Comment by Relsqui on Defecting by Accident - A Flaw Common to Analytical People · 2010-12-06T13:06:29.266Z · LW · GW

That's exactly it.

Comment by Relsqui on Defecting by Accident - A Flaw Common to Analytical People · 2010-12-06T13:01:36.742Z · LW · GW

It's an interesting example of balancing the need for clear rules without having so much specificity that it's easy to game.

Yeah, that was one of the major goals in the channel rules. Both the long and the short versions are explicit that if you come up with a way to be a pain in the ass that we haven't already thought of, we'll still kick you, even though it's not already in the rules. :P If you're curious, the long version is here and the short version is here. I didn't compose all of them but I did write them. (That is, I didn't choose everything that went in them, but I picked most of the words and put them on a page.)

but nothing about how long it went on or how it worked out in the long run.

It's still going on, in #xkcd-signal on Foonetic. I don't follow the channel actively right now, but my experience when I was there and the channel's continuing reputation are that it has high-quality conversations at very long intervals. That is, it tends to be quiet for long periods, but the conversations that do happen are relatively free of noise.

Comment by Relsqui on Defecting by Accident - A Flaw Common to Analytical People · 2010-12-06T12:54:43.596Z · LW · GW

It's the prescriptive/descriptive divide.

Oh hey, so it is. Well observed. (This is not sarcasm; I actually hadn't noticed.)

ought ... error ... worse

The meaningfulness of these words relies on sharing the relevant parts of a value system, and we haven't come anywhere near establishing that that's the case. If you mean that it's definitely more useful for people to behave in the way you prefer, you have not yet convinced me of that.

There doesn't seem to be any point being purely descriptive about anything.

That depends on the goal, doesn't it? If you're a mapmaker, being purely descriptive rather than prescriptive is the whole point. When I'm setting about to choose my own behavior, I would like to have as good a descriptive map as possible of the way the world is now; if I find a part I dislike, I might then choose a behavior with which I intend to change it, but even while doing that I'm best served by having an accurate description in place.

False dilemma. I can agitate for change in that culture.

Fair point, but as above, it's useful to have a very good understanding of what you're trying to go about changing; and even then, simply contradicting it or behaving as if social norms aren't what they are may not be sufficient to convince anyone of the rightness of your position.
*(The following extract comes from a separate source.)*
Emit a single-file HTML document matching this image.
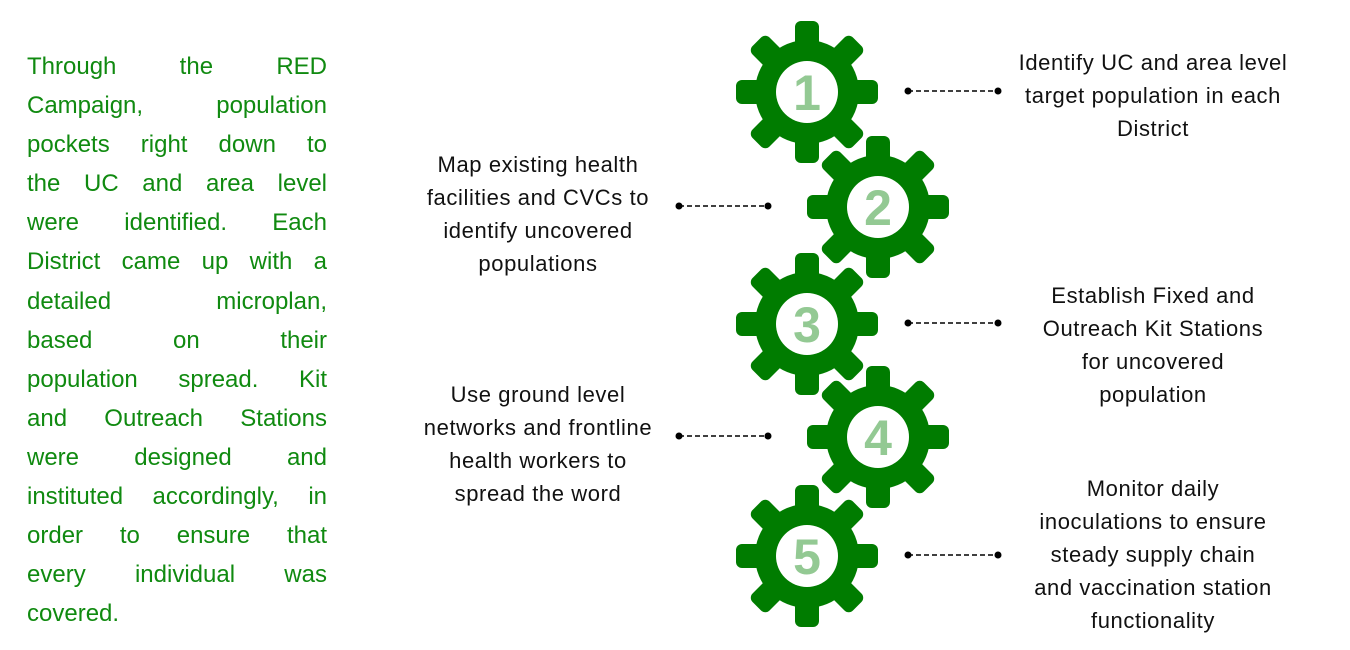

Comment by Relsqui on Defecting by Accident - A Flaw Common to Analytical People · 2010-12-06T12:43:22.780Z · LW · GW

Mm, okay, let's put it another way than "good" then. Perhaps: "That's a desireable outcome and your method would work if we had the resources, but we don't."

Comment by Relsqui on Radical Honesty · 2010-12-06T12:40:04.033Z · LW · GW

Crocker's Rules are appealing. That's taking responsibility!

Can't you take exactly the same responsibility for your own actions without ever thinking of or mentioning some rules?

ETA: Man, it's frustrating to get downvoted for asking a question. If the question is stupid or the answer is obvious, fine, but I haven't learned anything unless you tell me why.

Comment by Relsqui on Radical Honesty · 2010-12-06T12:36:12.603Z · LW · GW

Buddhism has this idea too. Here's a nicely specific bit from one of the suttas, on how the criteria for "right speech" encompass much more than telling the truth:

In the case of words that the Tathagata knows to be unfactual, untrue, unbeneficial (or: not connected with the goal), unendearing and disagreeable to others, he does not say them.

In the case of words that the Tathagata knows to be factual, true, unbeneficial, unendearing and disagreeable to others, he does not say them.

In the case of words that the Tathagata knows to be factual, true, beneficial, but unendearing and disagreeable to others, he has a sense of the proper time for saying them.

In the case of words that the Tathagata knows to be unfactual, untrue, unbeneficial, but endearing and agreeable to others, he does not say them.

In the case of words that the Tathagata knows to be factual, true, unbeneficial, but endearing and agreeable to others, he does not say them.

In the case of words that the Tathagata knows to be factual, true, beneficial, and endearing and agreeable to others, he has a sense of the proper time for saying them. Why is that? Because the Tathagata has sympathy for living beings.

(Emphasis mine.)

Comment by Relsqui on Defecting by Accident - A Flaw Common to Analytical People · 2010-12-06T12:13:12.610Z · LW · GW

Something I have trouble remembering:

To someone for whom it is normal to choose words carefully and connote respect, it's obvious that this is the right way to go about things--it gets other people on your side, so you don't have to fight as much to get what you want or convince people of something. It's also more pleasant to be around, and is the way you wish to be treated.

To someone for whom it is normal to be as direct, clear, and efficient in language as possible, it's obvious that this is the right way to go about things--it's much more honest than insincere fluff and doesn't waste everybody's time. It's also more pleasant to be around, and is the way you wish to be treated.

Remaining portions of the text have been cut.